■ RECORDED INFORMATION:
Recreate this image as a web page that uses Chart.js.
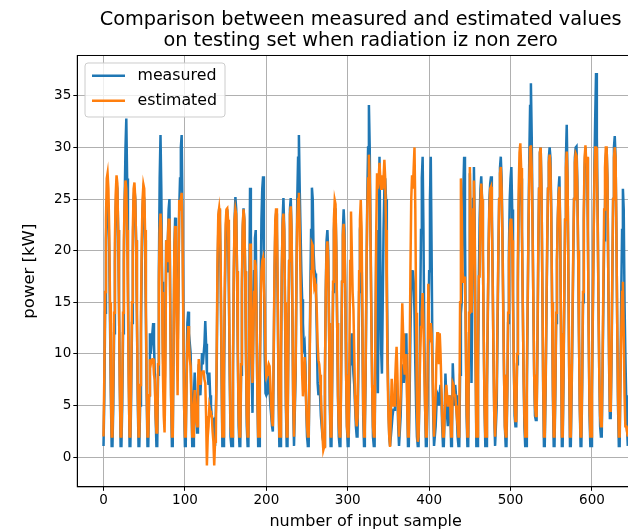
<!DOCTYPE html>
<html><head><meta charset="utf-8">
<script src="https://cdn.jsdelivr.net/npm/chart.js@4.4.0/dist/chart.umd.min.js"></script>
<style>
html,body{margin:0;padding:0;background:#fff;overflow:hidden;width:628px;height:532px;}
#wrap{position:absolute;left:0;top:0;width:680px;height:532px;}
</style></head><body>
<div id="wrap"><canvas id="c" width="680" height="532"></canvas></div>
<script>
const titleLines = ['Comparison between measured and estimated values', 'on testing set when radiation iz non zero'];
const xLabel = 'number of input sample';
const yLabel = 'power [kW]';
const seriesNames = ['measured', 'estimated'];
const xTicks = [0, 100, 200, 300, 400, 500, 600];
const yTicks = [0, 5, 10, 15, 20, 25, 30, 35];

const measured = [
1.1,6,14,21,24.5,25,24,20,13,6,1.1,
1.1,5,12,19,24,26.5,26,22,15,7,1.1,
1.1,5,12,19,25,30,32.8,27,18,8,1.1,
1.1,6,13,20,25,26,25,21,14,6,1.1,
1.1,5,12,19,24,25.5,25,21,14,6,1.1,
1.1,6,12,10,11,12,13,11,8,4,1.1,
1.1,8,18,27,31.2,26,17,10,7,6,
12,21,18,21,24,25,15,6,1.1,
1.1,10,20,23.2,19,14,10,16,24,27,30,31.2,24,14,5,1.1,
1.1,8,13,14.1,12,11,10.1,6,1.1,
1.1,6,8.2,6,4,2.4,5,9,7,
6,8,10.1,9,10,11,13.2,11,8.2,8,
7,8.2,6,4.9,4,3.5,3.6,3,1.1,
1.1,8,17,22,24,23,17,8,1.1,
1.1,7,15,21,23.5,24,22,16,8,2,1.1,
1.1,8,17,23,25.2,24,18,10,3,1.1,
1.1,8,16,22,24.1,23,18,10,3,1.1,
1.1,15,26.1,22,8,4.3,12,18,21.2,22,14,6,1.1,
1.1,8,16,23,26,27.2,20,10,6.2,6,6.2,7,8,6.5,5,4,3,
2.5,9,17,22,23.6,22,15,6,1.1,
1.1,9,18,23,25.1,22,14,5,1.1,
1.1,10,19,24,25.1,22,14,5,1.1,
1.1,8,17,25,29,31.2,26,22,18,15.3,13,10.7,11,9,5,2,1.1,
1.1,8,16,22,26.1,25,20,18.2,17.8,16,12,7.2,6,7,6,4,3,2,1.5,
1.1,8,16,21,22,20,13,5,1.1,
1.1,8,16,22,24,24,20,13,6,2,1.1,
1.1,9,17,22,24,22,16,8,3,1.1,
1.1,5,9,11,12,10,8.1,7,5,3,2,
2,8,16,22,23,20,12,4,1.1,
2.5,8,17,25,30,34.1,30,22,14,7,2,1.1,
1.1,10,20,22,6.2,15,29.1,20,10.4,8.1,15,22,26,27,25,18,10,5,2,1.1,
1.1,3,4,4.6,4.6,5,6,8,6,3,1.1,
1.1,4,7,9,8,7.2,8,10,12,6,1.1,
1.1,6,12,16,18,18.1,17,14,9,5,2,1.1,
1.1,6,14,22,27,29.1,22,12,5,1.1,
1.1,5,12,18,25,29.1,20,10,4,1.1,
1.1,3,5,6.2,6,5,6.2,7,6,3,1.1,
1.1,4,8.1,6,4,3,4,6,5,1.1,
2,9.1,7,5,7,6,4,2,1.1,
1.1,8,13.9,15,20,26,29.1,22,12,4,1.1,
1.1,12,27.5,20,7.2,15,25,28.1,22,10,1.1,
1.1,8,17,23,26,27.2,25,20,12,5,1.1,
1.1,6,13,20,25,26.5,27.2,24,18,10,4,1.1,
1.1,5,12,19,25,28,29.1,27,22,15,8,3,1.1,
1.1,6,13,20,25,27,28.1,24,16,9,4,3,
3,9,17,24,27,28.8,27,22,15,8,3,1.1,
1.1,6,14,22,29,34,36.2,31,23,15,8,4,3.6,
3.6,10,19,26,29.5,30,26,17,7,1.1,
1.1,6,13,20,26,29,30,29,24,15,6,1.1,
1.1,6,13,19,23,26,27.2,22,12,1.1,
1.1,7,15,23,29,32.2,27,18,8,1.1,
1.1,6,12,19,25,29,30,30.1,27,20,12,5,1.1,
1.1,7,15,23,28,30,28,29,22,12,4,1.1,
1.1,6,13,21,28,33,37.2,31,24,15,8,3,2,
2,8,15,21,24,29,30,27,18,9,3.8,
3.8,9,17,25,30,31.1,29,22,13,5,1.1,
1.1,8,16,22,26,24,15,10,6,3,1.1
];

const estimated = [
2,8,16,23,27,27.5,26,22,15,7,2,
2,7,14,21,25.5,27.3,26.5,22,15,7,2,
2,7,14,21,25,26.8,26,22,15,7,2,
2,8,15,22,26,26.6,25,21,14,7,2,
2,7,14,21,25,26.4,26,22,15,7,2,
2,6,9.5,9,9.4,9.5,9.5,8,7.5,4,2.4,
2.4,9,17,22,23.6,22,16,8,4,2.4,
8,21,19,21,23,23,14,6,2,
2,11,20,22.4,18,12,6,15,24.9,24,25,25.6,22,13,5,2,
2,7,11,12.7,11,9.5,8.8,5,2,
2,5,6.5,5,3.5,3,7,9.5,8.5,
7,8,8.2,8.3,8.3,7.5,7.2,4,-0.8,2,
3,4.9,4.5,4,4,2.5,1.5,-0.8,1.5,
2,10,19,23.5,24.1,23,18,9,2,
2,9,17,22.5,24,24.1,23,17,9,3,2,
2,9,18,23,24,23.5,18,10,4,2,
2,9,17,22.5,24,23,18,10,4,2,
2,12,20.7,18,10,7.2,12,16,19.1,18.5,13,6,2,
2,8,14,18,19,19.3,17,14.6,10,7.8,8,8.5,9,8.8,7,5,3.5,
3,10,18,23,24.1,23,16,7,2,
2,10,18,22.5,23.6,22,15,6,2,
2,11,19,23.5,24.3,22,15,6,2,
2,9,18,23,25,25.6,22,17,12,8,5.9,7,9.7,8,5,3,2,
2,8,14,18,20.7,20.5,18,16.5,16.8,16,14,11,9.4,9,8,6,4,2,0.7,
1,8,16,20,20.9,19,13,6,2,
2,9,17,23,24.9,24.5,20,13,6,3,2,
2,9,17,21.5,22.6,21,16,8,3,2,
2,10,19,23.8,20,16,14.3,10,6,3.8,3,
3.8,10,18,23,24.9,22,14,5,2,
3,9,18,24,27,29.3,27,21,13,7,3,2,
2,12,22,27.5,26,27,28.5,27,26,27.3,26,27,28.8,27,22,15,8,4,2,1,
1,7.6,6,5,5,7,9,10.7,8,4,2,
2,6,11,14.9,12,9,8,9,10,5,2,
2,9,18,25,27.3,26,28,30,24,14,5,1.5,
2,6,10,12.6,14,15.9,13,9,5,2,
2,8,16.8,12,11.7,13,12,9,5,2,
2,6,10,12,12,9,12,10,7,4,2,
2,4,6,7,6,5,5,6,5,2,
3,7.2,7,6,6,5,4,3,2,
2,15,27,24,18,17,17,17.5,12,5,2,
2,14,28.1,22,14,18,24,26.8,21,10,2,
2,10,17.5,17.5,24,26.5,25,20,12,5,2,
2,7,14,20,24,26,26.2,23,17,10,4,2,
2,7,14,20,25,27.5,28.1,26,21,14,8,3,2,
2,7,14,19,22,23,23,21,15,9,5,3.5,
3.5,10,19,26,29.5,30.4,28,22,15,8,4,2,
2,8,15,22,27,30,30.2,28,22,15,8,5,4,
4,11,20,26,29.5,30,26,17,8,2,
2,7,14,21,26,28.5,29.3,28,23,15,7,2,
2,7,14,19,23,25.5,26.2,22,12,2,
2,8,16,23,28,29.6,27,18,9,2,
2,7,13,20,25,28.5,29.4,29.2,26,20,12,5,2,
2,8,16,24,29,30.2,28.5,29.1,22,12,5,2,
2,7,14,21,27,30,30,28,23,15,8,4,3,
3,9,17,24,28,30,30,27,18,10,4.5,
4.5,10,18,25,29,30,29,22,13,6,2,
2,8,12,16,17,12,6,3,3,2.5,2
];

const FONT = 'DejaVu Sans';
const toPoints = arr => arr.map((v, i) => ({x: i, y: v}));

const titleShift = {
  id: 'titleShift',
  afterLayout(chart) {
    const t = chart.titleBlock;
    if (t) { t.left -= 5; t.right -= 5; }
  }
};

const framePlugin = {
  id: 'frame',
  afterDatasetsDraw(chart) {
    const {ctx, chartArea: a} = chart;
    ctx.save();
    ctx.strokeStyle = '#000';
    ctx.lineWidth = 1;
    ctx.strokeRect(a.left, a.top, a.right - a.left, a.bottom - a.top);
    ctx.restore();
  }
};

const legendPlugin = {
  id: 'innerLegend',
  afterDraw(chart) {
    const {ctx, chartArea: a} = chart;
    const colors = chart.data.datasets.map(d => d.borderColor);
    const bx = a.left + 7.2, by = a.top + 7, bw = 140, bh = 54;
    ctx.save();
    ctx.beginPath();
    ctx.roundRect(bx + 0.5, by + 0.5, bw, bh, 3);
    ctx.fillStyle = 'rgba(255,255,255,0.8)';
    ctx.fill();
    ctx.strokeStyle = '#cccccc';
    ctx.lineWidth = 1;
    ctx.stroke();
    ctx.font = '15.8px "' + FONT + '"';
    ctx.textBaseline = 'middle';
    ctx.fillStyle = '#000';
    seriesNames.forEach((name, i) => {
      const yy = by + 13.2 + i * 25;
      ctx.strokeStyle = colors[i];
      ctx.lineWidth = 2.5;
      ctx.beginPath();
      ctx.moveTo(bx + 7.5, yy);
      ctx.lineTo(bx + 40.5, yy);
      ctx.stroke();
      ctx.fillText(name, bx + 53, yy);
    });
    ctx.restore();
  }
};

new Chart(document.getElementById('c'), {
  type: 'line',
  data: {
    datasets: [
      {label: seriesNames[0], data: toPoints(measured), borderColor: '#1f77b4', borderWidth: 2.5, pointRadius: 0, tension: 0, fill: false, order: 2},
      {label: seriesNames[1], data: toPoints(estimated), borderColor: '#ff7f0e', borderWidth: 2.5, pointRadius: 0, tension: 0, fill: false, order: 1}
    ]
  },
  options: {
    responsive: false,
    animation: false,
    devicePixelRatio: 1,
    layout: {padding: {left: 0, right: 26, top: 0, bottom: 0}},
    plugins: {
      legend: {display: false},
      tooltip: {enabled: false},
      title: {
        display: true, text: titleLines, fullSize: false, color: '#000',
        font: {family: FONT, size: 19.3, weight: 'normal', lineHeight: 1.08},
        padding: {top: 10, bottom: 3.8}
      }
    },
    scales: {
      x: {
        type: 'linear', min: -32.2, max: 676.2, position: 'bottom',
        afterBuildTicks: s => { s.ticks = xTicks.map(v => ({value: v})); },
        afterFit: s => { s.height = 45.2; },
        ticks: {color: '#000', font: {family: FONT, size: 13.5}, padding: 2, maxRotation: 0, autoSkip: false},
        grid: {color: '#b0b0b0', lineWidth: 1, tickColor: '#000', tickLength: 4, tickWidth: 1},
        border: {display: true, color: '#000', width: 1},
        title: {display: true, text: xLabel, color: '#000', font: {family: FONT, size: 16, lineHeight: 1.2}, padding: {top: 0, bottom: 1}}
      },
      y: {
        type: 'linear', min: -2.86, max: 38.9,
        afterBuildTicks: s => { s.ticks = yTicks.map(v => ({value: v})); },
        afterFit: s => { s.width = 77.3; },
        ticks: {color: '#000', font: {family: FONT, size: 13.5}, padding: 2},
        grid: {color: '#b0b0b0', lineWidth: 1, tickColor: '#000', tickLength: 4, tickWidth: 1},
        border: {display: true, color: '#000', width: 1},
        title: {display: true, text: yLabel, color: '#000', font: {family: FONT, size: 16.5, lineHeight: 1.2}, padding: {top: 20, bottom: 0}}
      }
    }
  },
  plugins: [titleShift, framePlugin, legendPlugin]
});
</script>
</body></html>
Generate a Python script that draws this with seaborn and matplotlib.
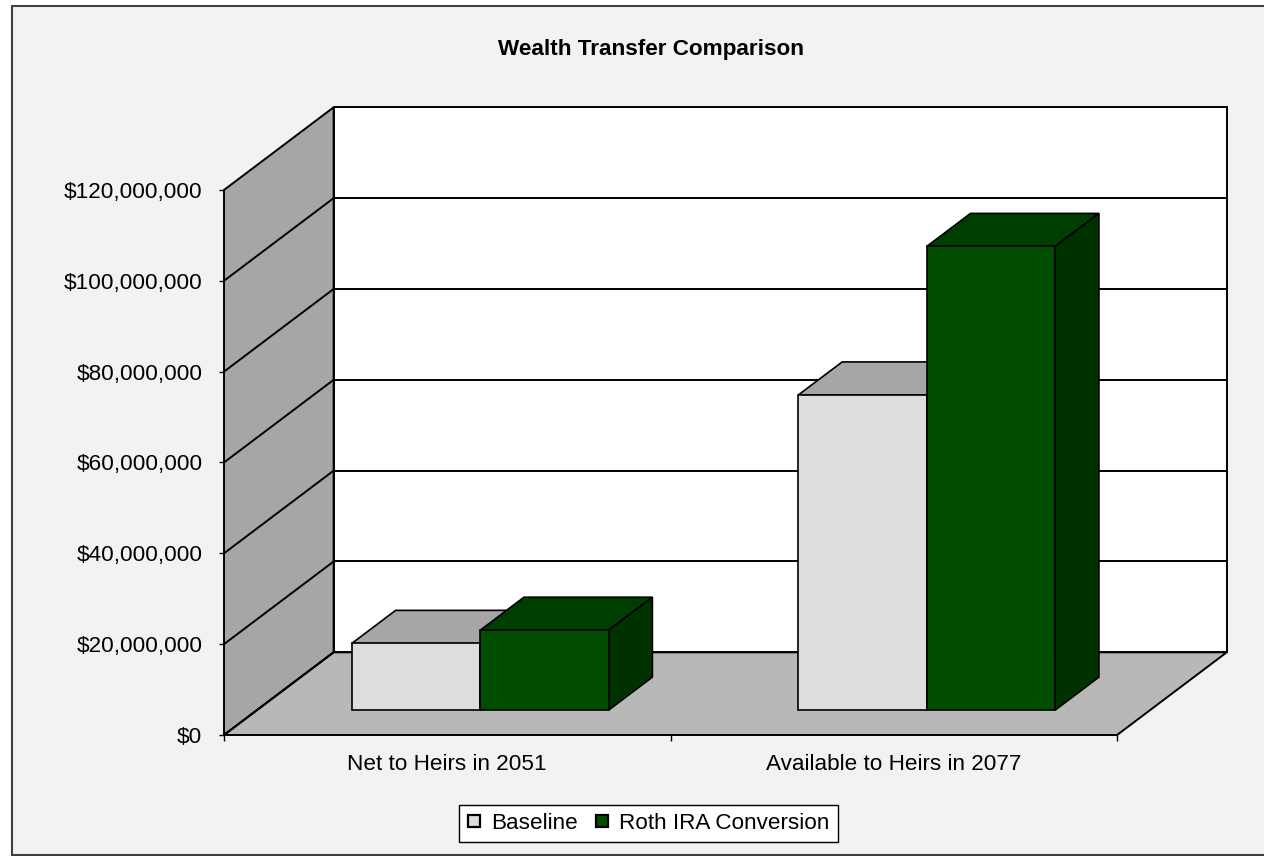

■ OBJECTIVE:
Set down the records above word for word, from the first line through the line containing "const yTicks = [0, 5, 10, 15, 20, 25, 30, 35];", both included; leave out the pictures.

■ EXERCISE RESULT:
Recreate this image as a web page that uses Chart.js.
<!DOCTYPE html>
<html><head><meta charset="utf-8">
<script src="https://cdn.jsdelivr.net/npm/chart.js@4.4.0/dist/chart.umd.min.js"></script>
<style>
html,body{margin:0;padding:0;background:#fff;overflow:hidden;width:628px;height:532px;}
#wrap{position:absolute;left:0;top:0;width:680px;height:532px;}
</style></head><body>
<div id="wrap"><canvas id="c" width="680" height="532"></canvas></div>
<script>
const titleLines = ['Comparison between measured and estimated values', 'on testing set when radiation iz non zero'];
const xLabel = 'number of input sample';
const yLabel = 'power [kW]';
const seriesNames = ['measured', 'estimated'];
const xTicks = [0, 100, 200, 300, 400, 500, 600];
const yTicks = [0, 5, 10, 15, 20, 25, 30, 35];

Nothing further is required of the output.